What Happened to the Words, After They Were Spoken
Old faces from another life surface like artifacts stirred up by a passing current. On an ordinary day they appear, as they do, in the drifting feed of Facebook. Suddenly the past is in the room again. Not the whole thing. Just a face, a name, a few afternoons in the heat of a kibbutz, a sense of being young and raw and still becoming someone.
Then the pull: should I reconnect?
It is not a question about a Facebook click. It is a question about what to do with a ghost that is not dead. It’s like a hand pressing to the glass from the other side.
There is a peculiar tenderness in the hesitation. If he had been indifferent, it would be easy. But he was kind. And kindness has a long half-life. It leaves echoes that return when you least expect them.
This is where the deeper question rises:
What happened to the words, after they were spoken?

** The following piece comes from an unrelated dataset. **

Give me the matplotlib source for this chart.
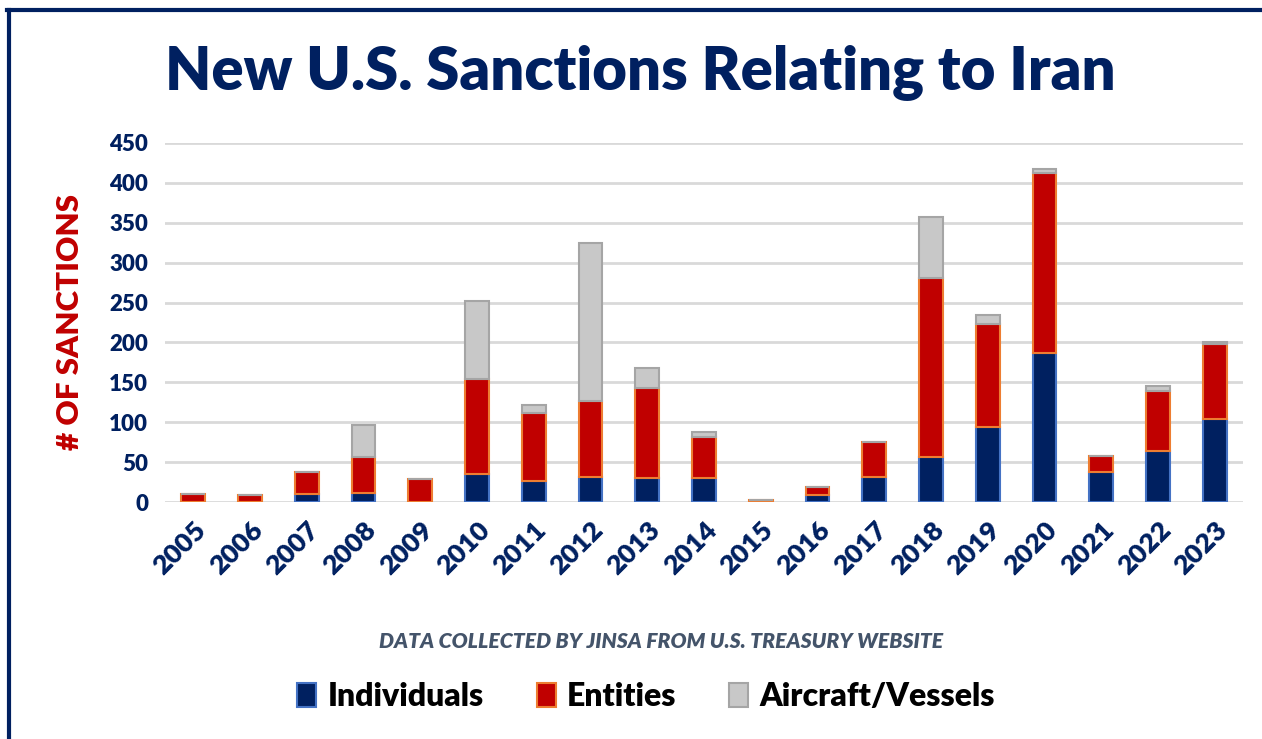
import matplotlib.pyplot as plt
from matplotlib.lines import Line2D
from matplotlib.patches import Patch
import numpy as np

years = ["2005", "2006", "2007", "2008", "2009", "2010", "2011", "2012", "2013", "2014",
         "2015", "2016", "2017", "2018", "2019", "2020", "2021", "2022", "2023"]
individuals = [0, 0, 10, 11, 0, 35, 26, 31, 30, 30, 0, 9, 31, 56, 94, 187, 38, 64, 104]
entities = [10, 9, 28, 45, 29, 119, 85, 96, 113, 51, 2, 10, 44, 225, 129, 226, 20, 75, 94]
aircraft = [0, 0, 0, 40, 0, 98, 11, 198, 25, 7, 0, 0, 0, 76, 12, 5, 0, 7, 3]

navy = "#002060"
red = "#C00000"
gray = "#C8C8C8"
heavy = "heavy"

plt.rcParams['font.family'] = ['Lato', 'DejaVu Sans']

fig = plt.figure(figsize=(12.62, 7.39), dpi=100)
ax = fig.add_axes([0.1307, 0.3207, 0.8543, 0.4858])

x = np.arange(len(years))
ind = np.array(individuals)
ent = np.array(entities)
air = np.array(aircraft)
w = 0.42

ax.bar(x, ind, w, color=navy, edgecolor="#4472C4", linewidth=1.5, zorder=3)
ax.bar(x, ent, w, bottom=ind, color=red, edgecolor="#ED7D31", linewidth=1.5, zorder=3)
ax.bar(x, air, w, bottom=ind + ent, color=gray, edgecolor="#A5A5A5", linewidth=1.5, zorder=3)

ax.set_xlim(-0.5, len(years) - 0.5)
ax.set_ylim(0, 450)
ax.set_yticks(range(0, 451, 50))
ax.set_xticks(x)
ax.set_xticklabels(years, rotation=45, ha="right", rotation_mode="anchor")
ax.tick_params(axis="both", length=0, labelcolor=navy)
ax.tick_params(axis="y", pad=12, labelsize=16)
ax.tick_params(axis="x", pad=11, labelsize=19.5)
for lab in ax.get_xticklabels() + ax.get_yticklabels():
    lab.set_fontweight(heavy)
ax.grid(axis="y", color="#D9D9D9", linewidth=2, zorder=0)
for s in ax.spines.values():
    s.set_visible(False)

ax.set_ylabel("# OF SANCTIONS", color=red, fontsize=22.5, fontweight=heavy, labelpad=18)

fig.text(0.507, 0.903, "New U.S. Sanctions Relating to Iran", ha="center", va="center",
         fontsize=43, fontweight=heavy, color=navy)
fig.text(0.524, 0.1326, "DATA COLLECTED BY JINSA FROM U.S. TREASURY WEBSITE", ha="center",
         va="center", fontsize=15.2, fontweight=heavy, style="italic", color="#44546A")

handles = [Patch(facecolor=navy, edgecolor="#4472C4", linewidth=1.5),
           Patch(facecolor=red, edgecolor="#ED7D31", linewidth=1.5),
           Patch(facecolor=gray, edgecolor="#A5A5A5", linewidth=1.5)]
fig.legend(handles, ["Individuals", "Entities", "Aircraft/Vessels"], loc="center",
           bbox_to_anchor=(0.512, 0.057), ncol=3, frameon=False,
           prop={"size": 23, "weight": heavy}, handlelength=0.6, handleheight=0.8,
           handletextpad=0.35, columnspacing=1.65)

# frame lines on left and top
fig.add_artist(Line2D([0.0071, 0.0071], [0, 0.986], color=navy, linewidth=3))
fig.add_artist(Line2D([0.0055, 1], [0.986, 0.986], color=navy, linewidth=3))

fig.savefig("out.png", dpi=100)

Where do conversations go once people walk away? Where does the warmth of an old friendship rest when life scatters everyone to different continents? Does it fade or does it wait like a sealed letter no one has opened in decades?
Maybe what is haunting here is not the man in Beersheba but the version of oneself that existed back then. The words exchanged were not just sounds. They were fragments of two people crossing paths exactly once in the long river of life. Those words are still somewhere. Not floating in the air, not trapped in memory, but lodged in what they did to a person.
Reconnecting would not begin anything dramatic. He might smile. His wife might say that she remembers the Swiss boy from the kibbutz. Life would go on.
The deeper act is simply recognizing that some friendships do not decay.
They go dormant, wrapped in time like seeds.